#### [Task statement]
Copy all lines holding the word "this" from the entries.

#### [Excerpted records]
══════

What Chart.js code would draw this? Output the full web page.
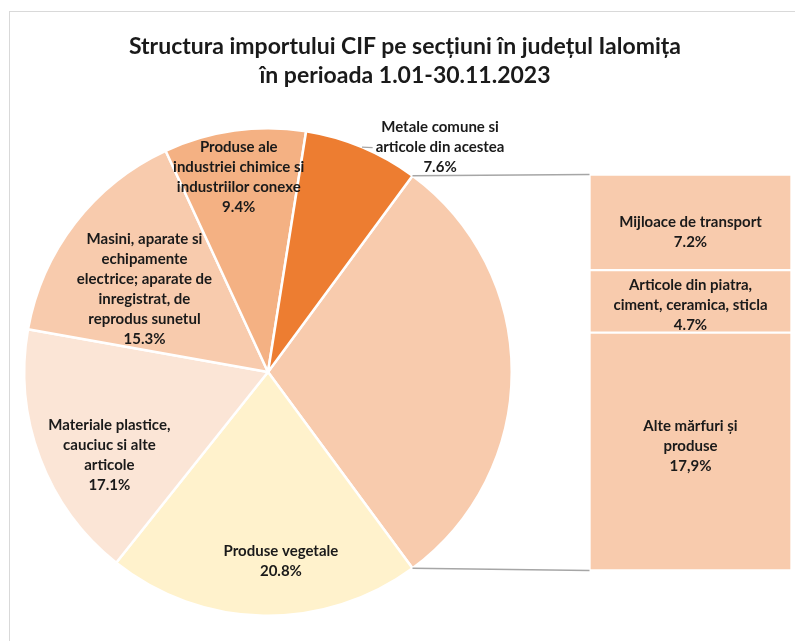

══════

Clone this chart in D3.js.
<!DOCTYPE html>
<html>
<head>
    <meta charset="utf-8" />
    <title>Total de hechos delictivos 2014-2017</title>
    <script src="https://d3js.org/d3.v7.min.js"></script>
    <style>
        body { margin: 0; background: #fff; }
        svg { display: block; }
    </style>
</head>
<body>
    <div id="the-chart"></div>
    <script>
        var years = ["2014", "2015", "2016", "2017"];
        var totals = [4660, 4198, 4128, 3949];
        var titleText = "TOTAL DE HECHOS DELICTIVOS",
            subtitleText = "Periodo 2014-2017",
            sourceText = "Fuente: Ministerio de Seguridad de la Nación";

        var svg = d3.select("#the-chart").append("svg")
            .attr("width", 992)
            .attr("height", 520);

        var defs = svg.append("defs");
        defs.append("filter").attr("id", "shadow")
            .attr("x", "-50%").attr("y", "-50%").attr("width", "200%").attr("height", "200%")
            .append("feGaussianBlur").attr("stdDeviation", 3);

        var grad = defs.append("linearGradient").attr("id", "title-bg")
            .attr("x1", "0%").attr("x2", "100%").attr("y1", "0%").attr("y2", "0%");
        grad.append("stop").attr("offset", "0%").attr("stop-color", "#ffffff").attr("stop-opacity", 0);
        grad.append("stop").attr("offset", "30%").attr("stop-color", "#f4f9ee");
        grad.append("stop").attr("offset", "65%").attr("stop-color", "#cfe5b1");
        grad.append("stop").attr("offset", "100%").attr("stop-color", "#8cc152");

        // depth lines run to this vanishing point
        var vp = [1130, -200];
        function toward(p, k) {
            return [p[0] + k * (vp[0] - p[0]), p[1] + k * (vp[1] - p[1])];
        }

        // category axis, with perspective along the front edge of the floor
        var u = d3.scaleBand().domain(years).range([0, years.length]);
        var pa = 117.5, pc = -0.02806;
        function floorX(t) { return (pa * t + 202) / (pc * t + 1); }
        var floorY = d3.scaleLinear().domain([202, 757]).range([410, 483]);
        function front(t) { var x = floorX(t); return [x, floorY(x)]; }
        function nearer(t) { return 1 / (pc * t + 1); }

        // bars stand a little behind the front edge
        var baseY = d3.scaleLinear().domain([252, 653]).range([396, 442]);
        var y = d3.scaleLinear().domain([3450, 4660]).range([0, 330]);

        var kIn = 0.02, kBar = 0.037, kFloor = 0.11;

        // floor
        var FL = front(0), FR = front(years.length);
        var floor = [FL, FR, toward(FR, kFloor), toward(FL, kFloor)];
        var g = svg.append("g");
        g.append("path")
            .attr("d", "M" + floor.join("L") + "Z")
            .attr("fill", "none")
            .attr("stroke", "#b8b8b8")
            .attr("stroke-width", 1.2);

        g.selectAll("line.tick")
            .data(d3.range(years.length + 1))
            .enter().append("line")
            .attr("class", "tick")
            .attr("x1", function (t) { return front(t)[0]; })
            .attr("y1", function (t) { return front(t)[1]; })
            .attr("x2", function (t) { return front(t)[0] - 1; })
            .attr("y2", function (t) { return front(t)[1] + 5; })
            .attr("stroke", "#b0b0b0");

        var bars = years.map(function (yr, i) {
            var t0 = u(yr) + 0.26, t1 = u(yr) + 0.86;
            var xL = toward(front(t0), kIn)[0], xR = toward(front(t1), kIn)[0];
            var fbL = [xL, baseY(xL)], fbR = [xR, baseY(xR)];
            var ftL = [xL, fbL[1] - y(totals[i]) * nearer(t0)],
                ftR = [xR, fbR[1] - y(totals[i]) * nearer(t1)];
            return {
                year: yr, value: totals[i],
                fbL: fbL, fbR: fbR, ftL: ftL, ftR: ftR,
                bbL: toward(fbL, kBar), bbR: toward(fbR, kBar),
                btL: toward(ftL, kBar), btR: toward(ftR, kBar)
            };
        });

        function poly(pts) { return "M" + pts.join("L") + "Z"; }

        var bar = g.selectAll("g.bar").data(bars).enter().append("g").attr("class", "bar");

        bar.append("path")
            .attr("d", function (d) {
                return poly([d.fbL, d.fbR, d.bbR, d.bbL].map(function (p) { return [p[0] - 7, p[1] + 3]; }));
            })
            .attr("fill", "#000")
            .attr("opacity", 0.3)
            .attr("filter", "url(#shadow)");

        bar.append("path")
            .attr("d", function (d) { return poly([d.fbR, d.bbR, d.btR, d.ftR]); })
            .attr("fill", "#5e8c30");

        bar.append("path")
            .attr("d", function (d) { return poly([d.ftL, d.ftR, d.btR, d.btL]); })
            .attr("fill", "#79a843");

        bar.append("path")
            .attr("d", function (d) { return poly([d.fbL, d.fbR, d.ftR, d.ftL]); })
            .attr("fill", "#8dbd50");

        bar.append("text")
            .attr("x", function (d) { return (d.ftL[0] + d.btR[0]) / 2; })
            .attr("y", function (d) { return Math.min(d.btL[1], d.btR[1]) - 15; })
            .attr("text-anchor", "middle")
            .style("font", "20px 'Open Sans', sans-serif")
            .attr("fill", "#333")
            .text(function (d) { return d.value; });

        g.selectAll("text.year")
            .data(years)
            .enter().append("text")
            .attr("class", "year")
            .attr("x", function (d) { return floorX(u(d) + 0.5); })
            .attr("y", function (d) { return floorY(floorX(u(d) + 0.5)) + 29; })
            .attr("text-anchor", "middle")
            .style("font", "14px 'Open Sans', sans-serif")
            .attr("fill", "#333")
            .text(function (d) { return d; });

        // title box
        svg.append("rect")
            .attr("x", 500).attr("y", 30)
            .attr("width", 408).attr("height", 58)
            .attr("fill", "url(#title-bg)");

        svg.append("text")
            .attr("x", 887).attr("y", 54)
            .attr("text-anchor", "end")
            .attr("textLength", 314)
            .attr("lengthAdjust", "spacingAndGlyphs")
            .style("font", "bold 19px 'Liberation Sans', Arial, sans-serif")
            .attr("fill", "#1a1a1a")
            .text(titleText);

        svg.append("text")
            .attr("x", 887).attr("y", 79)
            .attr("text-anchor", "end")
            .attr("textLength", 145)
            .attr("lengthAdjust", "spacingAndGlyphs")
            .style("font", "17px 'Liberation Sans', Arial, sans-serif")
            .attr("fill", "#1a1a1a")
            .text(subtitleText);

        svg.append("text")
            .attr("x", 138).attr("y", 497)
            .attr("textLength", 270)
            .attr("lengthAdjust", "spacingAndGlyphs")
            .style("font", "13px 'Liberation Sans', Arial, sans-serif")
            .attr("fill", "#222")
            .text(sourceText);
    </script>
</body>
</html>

══════

#### [Task output]
What Chart.js code would draw this? Output the full web page.
Clone this chart in D3.js.
        // depth lines run to this vanishing point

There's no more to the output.